How AI Is Accelerating Biomedical Discovery: A Q&A with Dr. Monica Bertagnolli

Q&A

Dr. Monica Bertagnolli, a surgical oncologist who has served as Director of the National Cancer Institute and the National Institutes of Health, has joined Renaissance Philanthropy as a Senior Advisor.  Recently, Renaissance Philanthropy CEO Tom Kalil caught up with Dr. Bertagnolli to discuss her work on harnessing AI to improve health outcomes for patients and accelerate the pace of biomedical research.


Tom KalilAs the former Director of NCI and NIH, you have seen many promising areas of biomedical research.  What made you decide to focus on AI?

Dr. Monica Bertagnolli: AI has matured to the point where we can now integrate multiple types of health data to train multimodal models.  For example, I am working with hospitals and academic medical centers to develop a “copilot” for breast cancer by integrating data from electronic health records, clinical notes, radiology images, and histopathology slides.  With patient consent, doctors will be able to use these AI copilots to ensure that the treatment options they recommend are consistent with expert guidelines, which are designed to guide care that maximizes benefit for patients.

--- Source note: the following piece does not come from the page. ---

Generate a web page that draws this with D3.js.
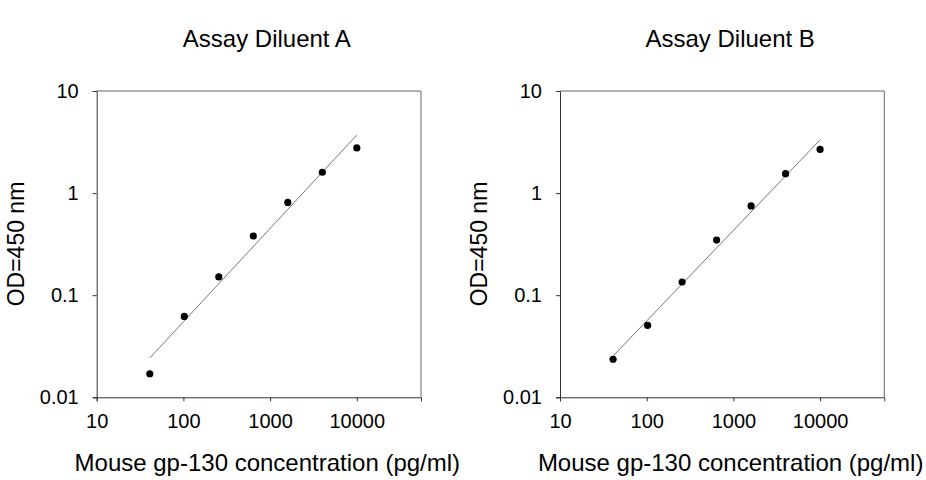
<!DOCTYPE html>
<html>
<head>
<meta charset="utf-8">
<script src="https://cdn.jsdelivr.net/npm/d3@7"></script>
<style>
  body { margin: 0; background: #fff; }
  svg { display: block; font-family: "Liberation Sans", Arial, sans-serif; }
  .tick text { fill: #000; font-size: 20px; }
</style>
</head>
<body>
<svg id="chart" width="926" height="480"></svg>
<script>
// data
var concentrations = [40.96, 102.4, 256, 640, 1600, 4000, 10000];
var odDiluentA = [0.017, 0.062, 0.151, 0.38, 0.81, 1.60, 2.77];
var odDiluentB = [0.0236, 0.0507, 0.1346, 0.347, 0.748, 1.55, 2.68];
var titles = ["Assay Diluent A", "Assay Diluent B"];
var xTicks = [10, 100, 1000, 10000];
var yTicks = [0.01, 0.1, 1, 10];

var svg = d3.select("#chart");

// straight fit in log-log space
function fitLine(xs, ys) {
  var lx = xs.map(Math.log10), ly = ys.map(Math.log10);
  var mx = d3.mean(lx), my = d3.mean(ly);
  var sxy = d3.sum(lx, function(d, i) { return (d - mx) * (ly[i] - my); });
  var sxx = d3.sum(lx, function(d) { return (d - mx) * (d - mx); });
  var b = sxy / sxx, a = my - b * mx;
  return function(x) { return Math.pow(10, a + b * Math.log10(x)); };
}

function panel(left, title, values) {
  var right = left + 324.3;
  var top = 91, bottom = 397.3;

  var x = d3.scaleLog().domain([10, 55000]).range([left, right]);
  var y = d3.scaleLog().domain([0.01, 10]).range([bottom, top]);

  var g = svg.append("g");

  // frame top / right
  g.append("path")
    .attr("d", "M" + left + "," + top + "H" + right + "V" + bottom)
    .attr("fill", "none")
    .attr("stroke", "#666")
    .attr("stroke-width", 1);

  var xAxis = g.append("g")
    .attr("transform", "translate(0," + bottom + ")")
    .call(d3.axisBottom(x).tickValues(xTicks).tickFormat(d3.format("d")).tickSize(4).tickPadding(13));

  var yAxis = g.append("g")
    .attr("transform", "translate(" + left + ",0)")
    .call(d3.axisLeft(y).tickValues(yTicks).tickFormat(function(d) { return String(d); }).tickSize(4).tickPadding(14));

  [xAxis, yAxis].forEach(function(a) {
    a.selectAll(".domain").attr("stroke", "#333");
    a.selectAll(".tick line").attr("stroke", "#333");
    a.attr("font-family", null).attr("font-size", null);
  });

  // fit line
  var f = fitLine(concentrations, values);
  var ends = [concentrations[0], concentrations[concentrations.length - 1]];
  g.append("path")
    .datum(ends)
    .attr("d", d3.line().x(function(d) { return x(d); }).y(function(d) { return y(f(d)); }))
    .attr("fill", "none")
    .attr("stroke", "#777")
    .attr("stroke-width", 1);

  // points
  g.selectAll("circle")
    .data(values)
    .enter()
    .append("circle")
    .attr("cx", function(d, i) { return x(concentrations[i]); })
    .attr("cy", function(d) { return y(d); })
    .attr("r", 3.6)
    .attr("fill", "#000");

  var mid = (left + right) / 2 + 8;

  g.append("text")
    .attr("x", mid)
    .attr("y", 47)
    .attr("text-anchor", "middle")
    .attr("font-size", 24)
    .text(title);

  g.append("text")
    .attr("x", mid + 0.5)
    .attr("y", 471)
    .attr("text-anchor", "middle")
    .attr("font-size", 24)
    .text("Mouse gp-130 concentration (pg/ml)");

  g.append("text")
    .attr("transform", "translate(" + (left - 73) + ",244) rotate(-90)")
    .attr("text-anchor", "middle")
    .attr("font-size", 23)
    .text("OD=450 nm");
}

panel(96.7, titles[0], odDiluentA);
panel(560, titles[1], odDiluentB);
</script>
</body>
</html>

AI-enabled tools will also be able to monitor the medical records of individual patients on an ongoing basis and provide updated recommendations as their needs change.

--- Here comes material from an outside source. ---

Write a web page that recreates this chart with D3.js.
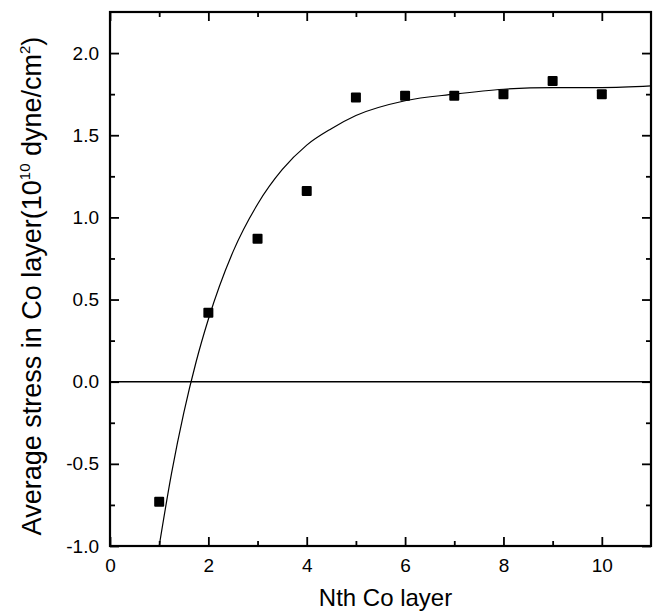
<!DOCTYPE html>
<html>
<head>
<meta charset="utf-8">
<script src="https://cdn.jsdelivr.net/npm/d3@7"></script>
<style>
  html, body { margin: 0; padding: 0; background: #fff; }
  svg { display: block; font-family: "Liberation Sans", Arial, Helvetica, sans-serif; }
</style>
</head>
<body>
<svg id="chart" width="656" height="614"></svg>
<script>
// Data
const layers = [1, 2, 3, 4, 5, 6, 7, 8, 9, 10];
const stress = [-0.73, 0.42, 0.87, 1.16, 1.73, 1.74, 1.74, 1.75, 1.83, 1.75];

// Fitted curve as drawn in the figure
const fitX = [1, 1.25, 1.5, 1.75, 2, 2.5, 3, 3.5, 4, 4.5, 5, 6, 7, 8, 9, 10, 11];
const fitY = [-1.0, -0.56, -0.19, 0.12, 0.38, 0.79, 1.08, 1.29, 1.44, 1.54, 1.62, 1.71, 1.75, 1.78, 1.79, 1.79, 1.80];

const xMajor = [0, 2, 4, 6, 8, 10];
const xMinor = [1, 3, 5, 7, 9];
const yMajor = [-1.0, -0.5, 0.0, 0.5, 1.0, 1.5, 2.0];
const yMinor = [-0.75, -0.25, 0.25, 0.75, 1.25, 1.75];

const xTitle = "Nth Co layer";

const svg = d3.select("#chart");
const pL = 110, pR = 651, pT = 12, pB = 546;

const x = d3.scaleLinear().domain([0, 11]).range([pL, pR]);
const y = d3.scaleLinear().domain([-1, 2.25]).range([pB, pT]);

const major = 9, minor = 5;
const fmtY = d => d.toFixed(1);

function styleAxis(g) {
  g.select(".domain").remove();
  g.selectAll(".tick line").attr("stroke", "#000").attr("stroke-width", 1.8);
  g.selectAll(".tick text").attr("fill", "#000")
    .style("font-size", "19px");
}

// Bottom axis
svg.append("g").attr("transform", `translate(0,${pB})`)
  .call(d3.axisBottom(x).tickValues(xMajor).tickSize(-major).tickPadding(13).tickFormat(d => String(d)))
  .call(styleAxis);
svg.append("g").attr("transform", `translate(0,${pB})`)
  .call(d3.axisBottom(x).tickValues(xMinor).tickSize(-minor).tickFormat(""))
  .call(styleAxis);
// Top axis
svg.append("g").attr("transform", `translate(0,${pT})`)
  .call(d3.axisTop(x).tickValues(xMajor).tickSize(-major).tickFormat(""))
  .call(styleAxis);
svg.append("g").attr("transform", `translate(0,${pT})`)
  .call(d3.axisTop(x).tickValues(xMinor).tickSize(-minor).tickFormat(""))
  .call(styleAxis);
// Left axis
svg.append("g").attr("transform", `translate(${pL},0)`)
  .call(d3.axisLeft(y).tickValues(yMajor).tickSize(-major).tickPadding(11).tickFormat(fmtY))
  .call(styleAxis);
svg.append("g").attr("transform", `translate(${pL},0)`)
  .call(d3.axisLeft(y).tickValues(yMinor).tickSize(-minor).tickFormat(""))
  .call(styleAxis);
// Right axis
svg.append("g").attr("transform", `translate(${pR},0)`)
  .call(d3.axisRight(y).tickValues(yMajor).tickSize(-major).tickFormat(""))
  .call(styleAxis);
svg.append("g").attr("transform", `translate(${pR},0)`)
  .call(d3.axisRight(y).tickValues(yMinor).tickSize(-minor).tickFormat(""))
  .call(styleAxis);

// Zero line
svg.append("line")
  .attr("x1", pL).attr("x2", pR)
  .attr("y1", y(0)).attr("y2", y(0))
  .attr("stroke", "#000").attr("stroke-width", 1.4);

// Clip
svg.append("clipPath").attr("id", "clip")
  .append("rect").attr("x", pL).attr("y", pT).attr("width", pR - pL).attr("height", pB - pT);

// Fit curve
const fitData = fitX.map((d, i) => [d, fitY[i]]);
svg.append("path")
  .datum(fitData)
  .attr("clip-path", "url(#clip)")
  .attr("fill", "none")
  .attr("stroke", "#000")
  .attr("stroke-width", 1.2)
  .attr("d", d3.line().x(d => x(d[0])).y(d => y(d[1])).curve(d3.curveMonotoneX));

// Data squares
const s = 10;
svg.append("g").selectAll("rect")
  .data(layers.map((d, i) => [d, stress[i]]))
  .join("rect")
  .attr("x", d => x(d[0]) - s / 2)
  .attr("y", d => y(d[1]) - s / 2)
  .attr("width", s).attr("height", s)
  .attr("rx", 1)
  .attr("fill", "#000");

// Frame
svg.append("rect")
  .attr("x", pL).attr("y", pT)
  .attr("width", pR - pL).attr("height", pB - pT)
  .attr("fill", "none").attr("stroke", "#000").attr("stroke-width", 2.2);

// X title
svg.append("text")
  .attr("x", (pL + pR) / 2 + 5)
  .attr("y", 606)
  .attr("text-anchor", "middle")
  .style("font-size", "24px")
  .text(xTitle);

// Y title with superscripts
const yt = svg.append("text")
  .attr("transform", `translate(41,${(pT + pB) / 2 + 7}) rotate(-90)`)
  .attr("text-anchor", "middle")
  .style("font-size", "27px");
yt.append("tspan").text("Average stress in Co layer(10");
yt.append("tspan").attr("dy", -11).style("font-size", "15px").text("10");
yt.append("tspan").attr("dy", 11).text(" dyne/cm");
yt.append("tspan").attr("dy", -11).style("font-size", "15px").text("2");
yt.append("tspan").attr("dy", 11).text(")");
</script>
</body>
</html>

TKHow could this reduce the gaps in the quality of care between urban and rural communities?

MB: Many rural communities have fewer specialists in fields such as oncology.  These copilots could help healthcare professionals practicing in all communities make better recommendations for their patients.

TK:  What is enabling these types of advances?

MB: Better technologies are helping us make progress on the privacy, security and interoperability challenges of sharing personal health information.  This allows hospitals with different electronic health record (EHR) systems to share data for research and health care improvement, while protecting patient privacy.  These methods can also allow patients to decide how they want their health information to be used and to receive information on what results were achieved when their information was included in research.  This is very important, as it can go a long way toward earning a patient’s trust in health care and in the research process.

TK: In addition to helping doctors make decisions that are consistent with expert guidelines, what are other benefits of sharing health data?

MB: Medicine is constantly changing, and guidelines must be continually updated.  Working with health systems, we can use technology to comprehensively track results for many patients over time and study different aspects of clinical care, allowing us to better understand what works best for patients. The results obtained in this manner can be considered by the expert panels who develop guidelines, creating a loop where a stream of current information from clinical care continually informs better future care.  This means that we will finally be able to implement a learning healthcare system that improves results for people over time.

It’s also going to enable breakthroughs in areas of biomedical research that have been very challenging, such as early detection, identifying subtypes of different diseases, and understanding the many environmental and social influences on disease.  There are so many important questions.  For example, how does treating obesity with GLP-1 drugs affect the results of cancer treatment?  What is the best way to monitor a person to diagnose an early, treatable cancer?   How do we personalize care for individual patients?  Our ability to diagnose, treat, cure or prevent a given disease will increase considerably if we can access and analyze a much broader range of information from individual people and their communities.  

TKIs this approach just relevant to cancer?

MB: Not at all.  I am in active conversations with healthcare providers and researchers interested in applying this same approach to maternal health, autism, neurodegenerative diseases, and multiple sclerosis.  Working with Renaissance Philanthropy, I’d be delighted to partner with philanthropists and foundations that are interested in applying these approaches to the diseases that they care about.